§ AIM
What is the number of lines containing "diagram"? Give only that number.

§ PROVIDED MATERIAL
begin
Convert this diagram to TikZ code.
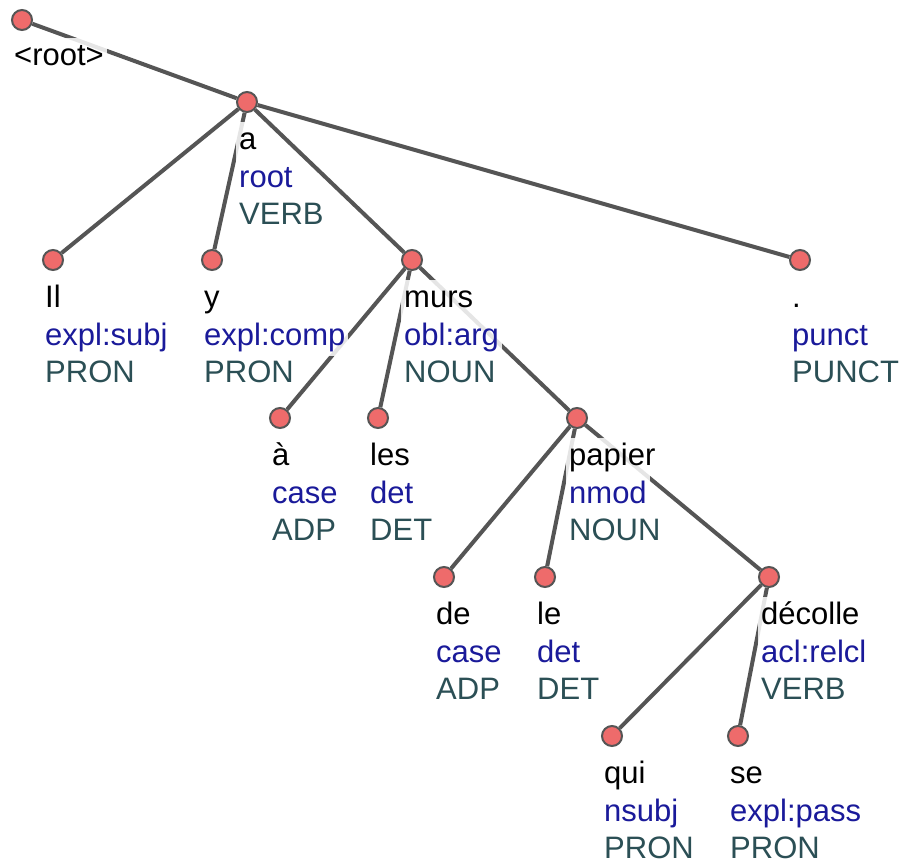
\documentclass[tikz,border=0pt]{standalone}
\usepackage{fontspec}
\setmainfont{Liberation Sans}
\usetikzlibrary{backgrounds}

\definecolor{edgegray}{HTML}{555555}
\definecolor{tokred}{HTML}{EE6B6B}
\definecolor{relblue}{HTML}{1A1A9A}
\definecolor{posteal}{HTML}{2B4F55}

\begin{document}
\begin{tikzpicture}[
    x=1pt, y=-1pt,
    tok/.style={circle, draw=edgegray, line width=2pt, fill=tokred, minimum size=20pt, inner sep=0pt},
    dep/.style={draw=edgegray, line width=4pt},
    lbl/.style={anchor=base west, font=\fontsize{31}{38}\selectfont, fill=white, fill opacity=0.85, text opacity=1,
                inner xsep=3pt, inner ysep=4pt, text height=23pt, text depth=7pt},
    poslbl/.style={lbl, text=posteal, inner ysep=3pt, text height=24pt, text depth=0pt}
]
\useasboundingbox (0,0) rectangle (906,863);

% Root token
\node[tok] (root) at (22,20) {};
\node[lbl] (root-w) at (11,65) {<root>};

% Tokens: name/x/y/word/relation/POS
\foreach \n/\x/\y/\w/\r/\p in {
    a/247/102/a/root/VERB,
    il/53/260/Il/expl:subj/PRON,
    y/212/260/y/expl:comp/PRON,
    murs/412/260/murs/obl:arg/NOUN,
    punct/800/260/./punct/PUNCT,
    a2/280/418/à/case/ADP,
    les/378/418/les/det/DET,
    papier/577/418/papier/nmod/NOUN,
    de/444/577/de/case/ADP,
    le/545/577/le/det/DET,
    decolle/769/577/décolle/acl:relcl/VERB,
    qui/612/736/qui/nsubj/PRON,
    se/738/736/se/expl:pass/PRON} {
  \node[tok] (\n) at (\x,\y) {};
  \node[lbl, text=black] (\n-w) at ({\x-11},{\y+47}) {\w};
  \node[lbl, text=relblue] (\n-r) at ({\x-11},{\y+85}) {\r};
  \node[poslbl] (\n-p) at ({\x-11},{\y+122}) {\p};
}

% Dependencies
\begin{scope}[on background layer]
  \draw[dep] (root) -- (a);
  \draw[dep] (a) -- (il);
  \draw[dep] (a) -- (y);
  \draw[dep] (a) -- (murs);
  \draw[dep] (a) -- (punct);
  \draw[dep] (murs) -- (a2);
  \draw[dep] (murs) -- (les);
  \draw[dep] (murs) -- (papier);
  \draw[dep] (papier) -- (de);
  \draw[dep] (papier) -- (le);
  \draw[dep] (papier) -- (decolle);
  \draw[dep] (decolle) -- (qui);
  \draw[dep] (decolle) -- (se);
\end{scope}

\end{tikzpicture}
\end{document}
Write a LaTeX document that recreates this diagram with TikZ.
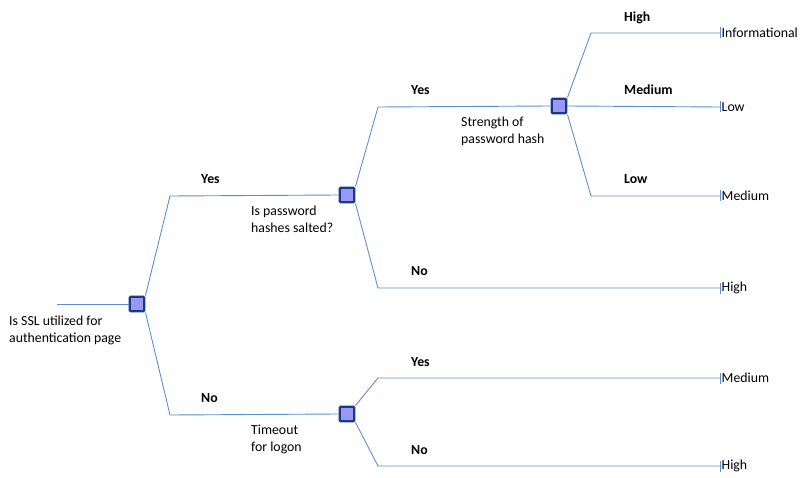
\documentclass[tikz,border=0pt]{standalone}
\usepackage{fontspec}
\setmainfont{Carlito}
\begin{document}
\begin{tikzpicture}[x=1pt,y=-1pt,
  link/.style={draw=linkblue,line width=0.9pt},
  decision/.style={draw=boxedge,fill=boxfill,line width=2.4pt,minimum size=14.5pt,inner sep=0pt,rounded corners=1pt},
  branchlbl/.style={font=\fontsize{13.8}{15}\selectfont\bfseries,anchor=base west,inner sep=0pt},
  question/.style={font=\fontsize{13.8}{16.5}\selectfont,align=left,anchor=north west,inner sep=0pt},
  outcome/.style={font=\fontsize{13.8}{15}\selectfont,anchor=west,inner sep=1.5pt},
  tick/.style={draw=linkblue,line width=0.9pt}]
\definecolor{linkblue}{HTML}{5B8FD0}
\definecolor{boxedge}{HTML}{1C3A84}
\definecolor{boxfill}{HTML}{9999F5}
\useasboundingbox (0,0) rectangle (802,478);

% decision boxes
\node[decision] (root) at (137,304) {};
\node[decision] (salt) at (347,195) {};
\node[decision] (hash) at (559,106) {};
\node[decision] (tout) at (347,414) {};

% incoming line
\coordinate (in) at (57,304);
\draw[link] (in) -- (root.west);

% outcome nodes with their end ticks
\node[outcome] (o1) at (720,33) {Informational};
\node[outcome] (o2) at (720,107) {Low};
\node[outcome] (o3) at (720,196) {Medium};
\node[outcome] (o4) at (720,288) {High};
\node[outcome] (o5) at (720,378) {Medium};
\node[outcome] (o6) at (720,466) {High};
\foreach \o in {o1,o2,o3,o4,o5,o6}
  \draw[tick] ([yshift=-5.5]\o.west) -- ([yshift=5.5]\o.west);

% first split
\draw[link] (root.north east) -- (170,196) -- (salt.west);
\draw[link] (root.south east) -- (170,415) -- (tout.west);

% password salt split
\draw[link] (salt.north east) -- (378,107) -- (hash.west);
\draw[link] (salt.south east) -- (378,288) -- (o4.west);

% hash strength split
\draw[link] (hash.north east) -- (591,33) -- (o1.west);
\draw[link] (hash.east) -- (o2.west);
\draw[link] (hash.south east) -- (591,196) -- (o3.west);

% timeout split
\draw[link] (tout.north east) -- (378,378) -- (o5.west);
\draw[link] (tout.south east) -- (378,466) -- (o6.west);

% branch labels
\node[branchlbl] (l1) at (201,184) {Yes};
\node[branchlbl] (l2) at (201,402) {No};
\node[branchlbl] (l3) at (411,95) {Yes};
\node[branchlbl] (l4) at (411,275) {No};
\node[branchlbl] (l5) at (624,22) {High};
\node[branchlbl] (l6) at (624,95) {Medium};
\node[branchlbl] (l7) at (624,184) {Low};
\node[branchlbl] (l8) at (411,366) {Yes};
\node[branchlbl] (l9) at (411,454) {No};

% questions
\node[question] (q1) at (9,316) {Is SSL utilized for\\authentication page};
\node[question] (q2) at (251,206) {Is password\\hashes salted?};
\node[question] (q3) at (461,117) {Strength of\\password hash};
\node[question] (q4) at (251,425) {Timeout\\for logon};
\end{tikzpicture}
\end{document}
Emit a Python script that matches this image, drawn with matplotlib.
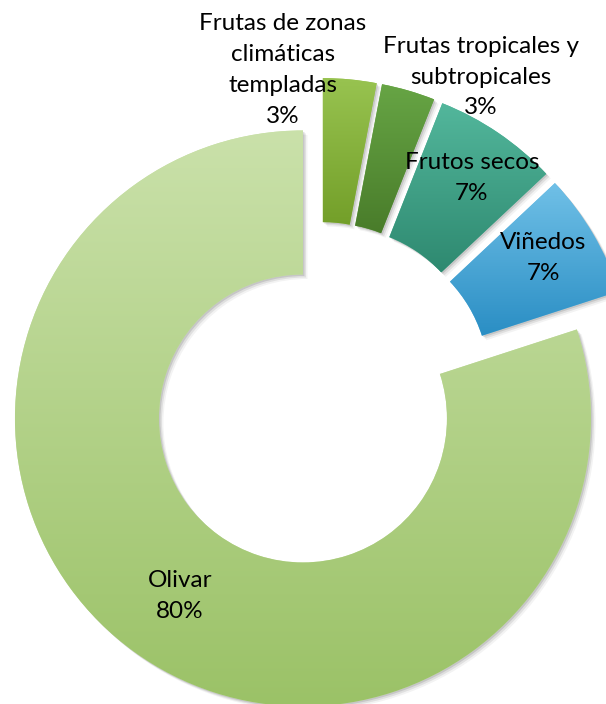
import matplotlib

matplotlib.use("Agg")
import matplotlib.pyplot as plt
import numpy as np
from matplotlib.colors import LinearSegmentedColormap
from matplotlib.patches import Wedge

plt.rcParams["font.family"] = ["Lato", "DejaVu Sans"]

# datos (orden horario desde las 12)
CATEGORIES = ["Frutas de zonas\nclimáticas\ntempladas",
              "Frutas tropicales y\nsubtropicales",
              "Frutos secos", "Viñedos", "Olivar"]
SHARES = [3, 3, 7, 7, 80]
TOP_COLORS = ["#98c350", "#67a545", "#53b79c", "#70c0e7", "#cae1aa"]
BOTTOM_COLORS = ["#739f29", "#497c2a", "#2e8970", "#2a8ec4", "#9bc267"]

# geometría en píxeles (y hacia arriba)
W, H = 606, 704
CENTER = (320, 309)
R_OUT = 288
RING = 144
EXPLODE = 29
LABEL_POS = [(283, 634), (481, 627), (472, 526), (543, 446), (180, 108)]


def gradient_fill(ax, wedge, top, bottom, z):
    cmap = LinearSegmentedColormap.from_list("g", [bottom, top])
    x0, y0, x1, y1 = wedge.get_path().get_extents().extents
    grad = np.linspace(0, 1, 256).reshape(-1, 1)
    im = ax.imshow(grad, extent=[x0, x1, y0, y1], origin="lower", cmap=cmap,
                   aspect="auto", interpolation="bilinear", zorder=z)
    im.set_clip_path(wedge)


def main():
    fig = plt.figure(figsize=(W / 100, H / 100), dpi=100)
    ax = fig.add_axes([0, 0, 1, 1])
    wedges, _ = ax.pie(SHARES, startangle=90, counterclock=False, radius=R_OUT,
                       center=CENTER, explode=[EXPLODE] * len(SHARES),
                       wedgeprops=dict(width=RING, linewidth=0))

    for w, top, bot in zip(wedges, TOP_COLORS, BOTTOM_COLORS):
        # sombra suave abajo a la derecha
        for k, a in zip((1.5, 3, 4.5), (0.18, 0.12, 0.07)):
            sh = Wedge((w.center[0] + k, w.center[1] - k), w.r, w.theta1, w.theta2,
                       width=w.width, facecolor="#555555", edgecolor="none",
                       alpha=a, zorder=1)
            ax.add_patch(sh)
        w.set_zorder(2)
        w.set_facecolor(top)
        gradient_fill(ax, w, top, bot, 3)

    for name, share, (x, y) in zip(CATEGORIES, SHARES, LABEL_POS):
        ax.text(x, y, f"{name}\n{share}%", ha="center", va="center",
                fontsize=17.5, linespacing=1.58, color="black", zorder=5)

    ax.set_xlim(0, W)
    ax.set_ylim(0, H)
    ax.set_aspect("auto")
    ax.axis("off")
    fig.savefig("out.png", dpi=100, facecolor="white")
    plt.close(fig)


if __name__ == "__main__":
    main()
end
§ OUTPUT OF THE EXERCISE
2